Dix ans après la rétrocession, Hong-Kong a gardé ses principales caractéristiques. La RAS a s’est réconciliée avec la croissance et la spéculation immobilière fait s’envoler l’indice Hang Seng. Aujourd’hui la croissance hongkongaise repose plus que jamais sur le continent : sur ses touristes et ses investissements ainsi que sur les compagnies chinoises cotées en bourse. Mais les Hongkongais ont aussi montré qu’ils étaient attachés à la spécificité de leur mode de vie.
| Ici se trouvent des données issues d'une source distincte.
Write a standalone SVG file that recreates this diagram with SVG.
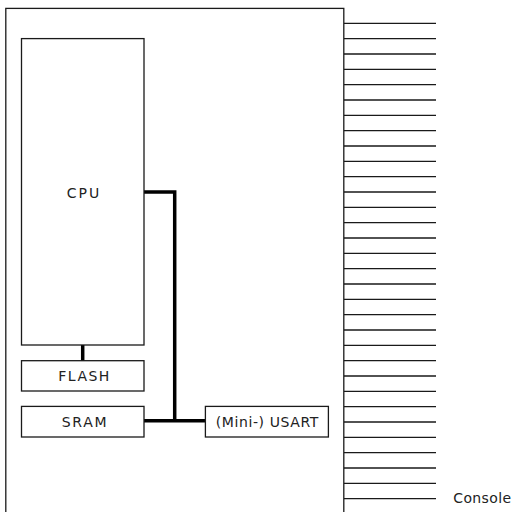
<svg xmlns="http://www.w3.org/2000/svg" width="514" height="512" viewBox="0 0 514 512">
<style>
.box{fill:#fff;stroke:#1a1a1a;stroke-width:1.3}
.pin{stroke:#1a1a1a;stroke-width:1.3;fill:none}
.bus{stroke:#000;stroke-width:3.5;fill:none;stroke-linejoin:miter}
text{font-family:"DejaVu Sans","Liberation Sans",sans-serif;font-size:14px;fill:#222}
.c{text-anchor:middle}
</style>
<rect width="514" height="512" fill="#fff"/>
<g id="chip"><rect class="box" x="5.8" y="8.4" width="338" height="520"/></g>
<g id="pins">
<path class="pin" d="M344 23.3H436M344 38.6H436M344 54H436M344 69.3H436M344 84.6H436M344 100H436M344 115.3H436M344 130.6H436M344 146H436M344 161.3H436M344 176.6H436M344 192H436M344 207.3H436M344 222.6H436M344 238H436M344 253.3H436M344 268.6H436M344 284H436M344 299.3H436M344 314.6H436M344 330H436M344 345.3H436M344 360.6H436M344 376H436M344 391.3H436M344 406.6H436M344 422H436M344 437.3H436M344 452.6H436M344 468H436M344 483.3H436M344 498.6H436"/>
</g>
<g id="connectors">
<path class="bus" d="M82.7 345V361"/>
<path class="bus" d="M144 192H174.7V420.7"/>
<path class="bus" d="M144 420.7H205.5"/>
</g>
<g id="cpu"><rect class="box" x="21.5" y="38.6" width="122.5" height="306.4"/><text class="c" x="83" y="197.5" textLength="32.6" lengthAdjust="spacing">CPU</text></g>
<g id="flash"><rect class="box" x="21.5" y="360.7" width="122.5" height="30.3"/><text class="c" x="83.8" y="381" textLength="51" lengthAdjust="spacing">FLASH</text></g>
<g id="sram"><rect class="box" x="21.5" y="406.4" width="122.5" height="30.6"/><text class="c" x="84.2" y="426.6" textLength="45" lengthAdjust="spacing">SRAM</text></g>
<g id="usart"><rect class="box" x="205.4" y="406.4" width="123" height="30.6"/><text class="c" x="267" y="427" textLength="102.7" lengthAdjust="spacing">(Mini-) USART</text></g>
<g id="console"><text x="453.3" y="503.3" textLength="57.7" lengthAdjust="spacing">Console</text></g>
</svg>
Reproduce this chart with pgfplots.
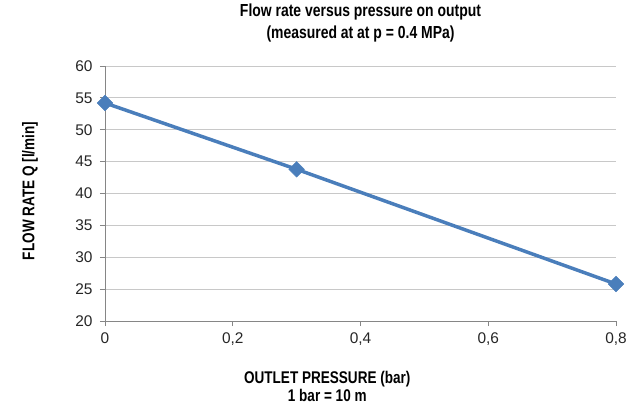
\documentclass[border=0pt]{standalone}
\usepackage{fontspec}
\setmainfont{Liberation Sans}
\newfontfamily\narrowfont[FakeStretch=0.8]{Liberation Sans}
\usepackage{pgfplots}
\pgfplotsset{compat=1.18}
\definecolor{lineblue}{HTML}{4A7EBB}
\definecolor{gridgray}{HTML}{C8C8C8}
\definecolor{axisgray}{HTML}{868686}
\begin{document}
\begin{tikzpicture}
\path[use as bounding box] (-105bp,-84bp) rectangle (537bp,321bp);
\begin{axis}[
    at={(0,0)}, anchor=south west,
    scale only axis,
    width=511bp, height=255bp,
    xmin=0, xmax=0.8, ymin=20, ymax=60,
    xtick={0,0.2,0.4,0.6,0.8},
    ytick={20,25,...,60},
    axis x line*=bottom, axis y line*=left,
    axis line style={axisgray, -},
    ymajorgrids, grid style={gridgray, line width=0.8pt},
    tick style={axisgray, line width=0.8pt},
    tick align=outside, major tick length=5bp,
    x tick label style={/pgf/number format/use comma, /pgf/number format/fixed, /pgf/number format/precision=1},
    /pgf/number format/assume math mode=true,
    tick label style={font=\fontsize{15.5}{17}\selectfont, text=black!85},
    xticklabel style={yshift=-3bp},
    yticklabel style={xshift=-4bp},
    title style={align=center, font=\narrowfont\bfseries\fontsize{17.5}{22}\selectfont,
        at={(axis description cs:0.5,1.145)}, anchor=center},
    title={Flow rate versus pressure on output\\(measured at at p = 0.4 MPa)},
    xlabel style={align=center, font=\narrowfont\bfseries\fontsize{17}{18}\selectfont,
        at={(axis description cs:0.435,-0.255)}, anchor=center},
    xlabel={OUTLET PRESSURE (bar)\\1 bar = 10 m},
    ylabel style={font=\narrowfont\bfseries\fontsize{17}{18}\selectfont,
        at={(axis description cs:-0.147,0.51)}, anchor=center, rotate=0},
    ylabel={FLOW RATE Q [l/min]},
    clip=false,
]
\addplot[lineblue, line width=3.5pt, mark=square*, mark size=5.5bp,
    mark options={fill=lineblue, line width=0.5pt, rotate=45}] coordinates {
    (0,54.2) (0.3,43.8) (0.8,25.8)
};
\end{axis}
\end{tikzpicture}
\end{document}
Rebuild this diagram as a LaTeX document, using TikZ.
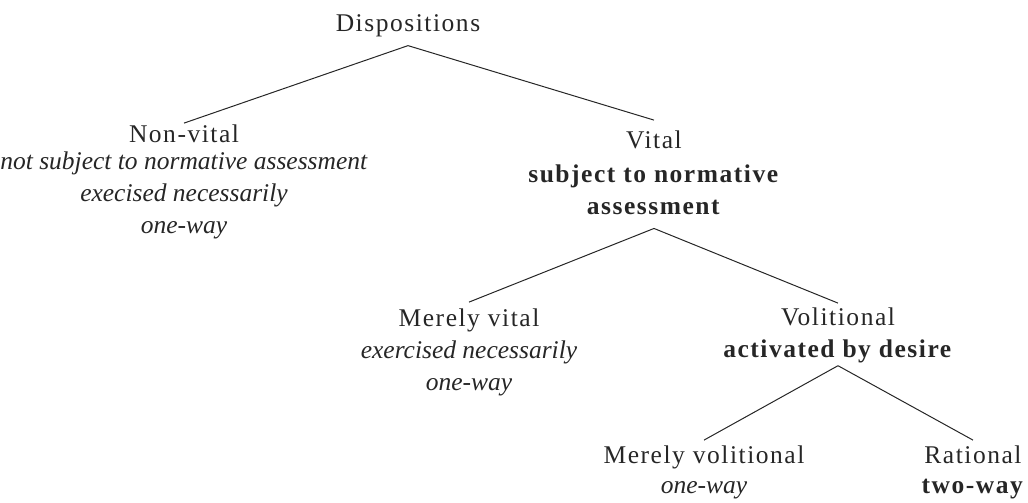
\documentclass[tikz,border=0pt]{standalone}
\usepackage{fontspec}
\setmainfont{Liberation Serif}[UprightFeatures={LetterSpace=6},BoldFeatures={LetterSpace=6}]
\usepackage{tikz}

\begin{document}
\begin{tikzpicture}[x=1bp,y=-1bp,
  lbl/.style={align=center, inner sep=0pt, anchor=base, text=black!85,
    font=\fontsize{25.5bp}{32bp}\selectfont},
  branch/.style={line width=1bp, draw=black!85}]
\useasboundingbox (0,0) rectangle (1028,503);

% nodes sit on the baseline of their last line
\node[lbl] (disp) at (408,32) {Dispositions};
\node[lbl] (nonvital) at (184,234) {Non-vital\\[-5bp]
  \textit{not subject to normative assessment}\\
  \textit{execised necessarily}\\
  \textit{one-way}};
\node[lbl] (vital) at (654,215) {Vital\\[2bp]
  \textbf{subject to normative}\\
  \textbf{assessment}};
\node[lbl] (mvital) at (469,390) {Merely vital\\
  \textit{exercised necessarily}\\
  \textit{one-way}};
\node[lbl] (volit) at (838,358) {Volitional\\
  \textbf{activated by desire}};
\node[lbl] (mvolit) at (704,493) {Merely volitional\\[-2bp]
  \textit{one-way}};
\node[lbl] (rational) at (973,493) {Rational\\[-2bp]
  \textbf{two-way}};

\draw[branch] ([yshift=-8bp]disp.south) -- ([yshift=2bp]nonvital.north);
\draw[branch] ([yshift=-8bp]disp.south) -- ([yshift=11bp]vital.north);
\draw[branch] ([yshift=-13bp]vital.south) -- ([yshift=6bp]mvital.north);
\draw[branch] ([yshift=-13bp]vital.south) -- ([yshift=5bp]volit.north);
\draw[branch] ([yshift=-2bp]volit.south) -- ([yshift=5bp]mvolit.north);
\draw[branch] ([yshift=-2bp]volit.south) -- ([yshift=5bp]rational.north);

\end{tikzpicture}
\end{document}
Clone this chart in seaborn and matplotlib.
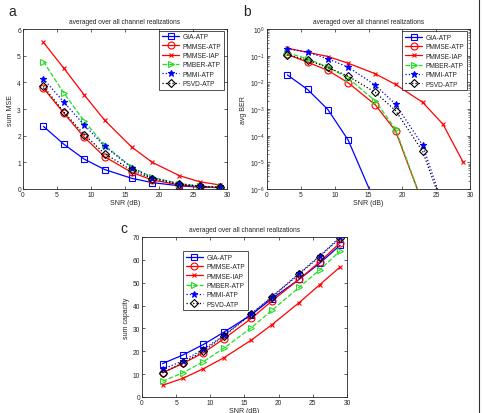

En réitérant leur désir de voir la démocratie se développer dans la RAS, ils ont prouvé qu’ils n’étaient pas seulement intéressés par « les courses de chevaux, la danse et la spéculation », contrairement à ce que certains dirigeants du continent n’ont cessé de le répéter.
Une décennie après la rétrocession, la population a affirmé son profond attachement à la liberté et a montré que la RAS n’était pas seulement une ville tournée vers l’économie, comme en témoigne la contribution de Gérard Henry sur le développement de la culture hongkongaise.